= Melvin Earl Cummings =

American sculptor

Melvin Earl Cummings (August 13, 1876 - July 21, 1936), also known as M. Earl Cummings, was an American sculptor active in San Francisco, California.

== Biography ==
Melvin Earl Cummings was born on August 13, 1876, in Salt Lake City, Utah. At the age of 20, his entire family moved to San Francisco. He studied sculpture first at the Mark Hopkins Institute of Art in San Francisco, under Arthur Mathews and later Douglas Tilden, and subsequently from 1900 to 1903 at the École des Beaux-Arts, Paris, under Louis Noël and Antonin Mercié.

After his return to San Francisco, he became professor of sculpture at the Mark Hopkins Institute (now San Francisco Art Institute), which position he retained to 1915. In addition, in 1906 he was appointed instructor in modeling (and later promoted to assistant professor) in the University of California, Berkeley's School of Architecture, which position he held until his death. He was succeeded in his role at U.C. Berkeley by Jacques Schnier.

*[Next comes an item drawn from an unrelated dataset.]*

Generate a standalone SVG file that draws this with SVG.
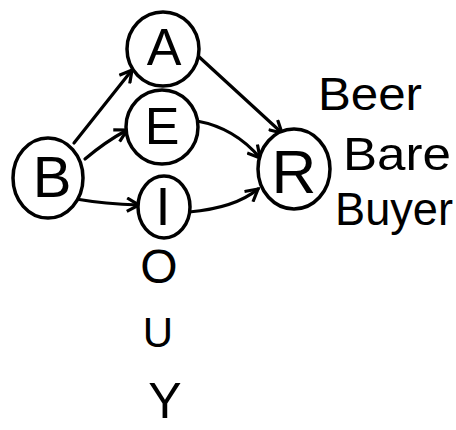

Cummings also served on San Francisco's Golden Gate Park Board of Park Commissioners from 1904 until his death, and several of his works are located in the park. His son, Ramy Ramsdale Cummings, was the model for his father's "Indian Boy" statue in the Pool of Enchantment grouping, and a Bohemian Club photographer.

== Selected works ==
- Statue of John McLaren at the John McLaren Memorial Rhododendron Dell, Golden Gate Park.
- The Doughboy at the Grove of Memory, Golden Gate Park.
- Statue of Robert Burns, Golden Gate Park.
- Pool of Enchantment, M. H. deYoung Memorial Museum, Golden Gate Park.
- Neptune's Daughter, Golden Gate Park.
- Sun Dial, Golden Gate Park.
- Becker Fountain, Golden Gate Park.
- Rideout Fountain, Golden Gate Park.
- Le Soif Fountain, Washington Square, San Francisco.
- Bas-relief of George Hearst, Mining Building, University of California.
- Portrait of General Richard W. Young, Capitol, Salt Lake City, Utah.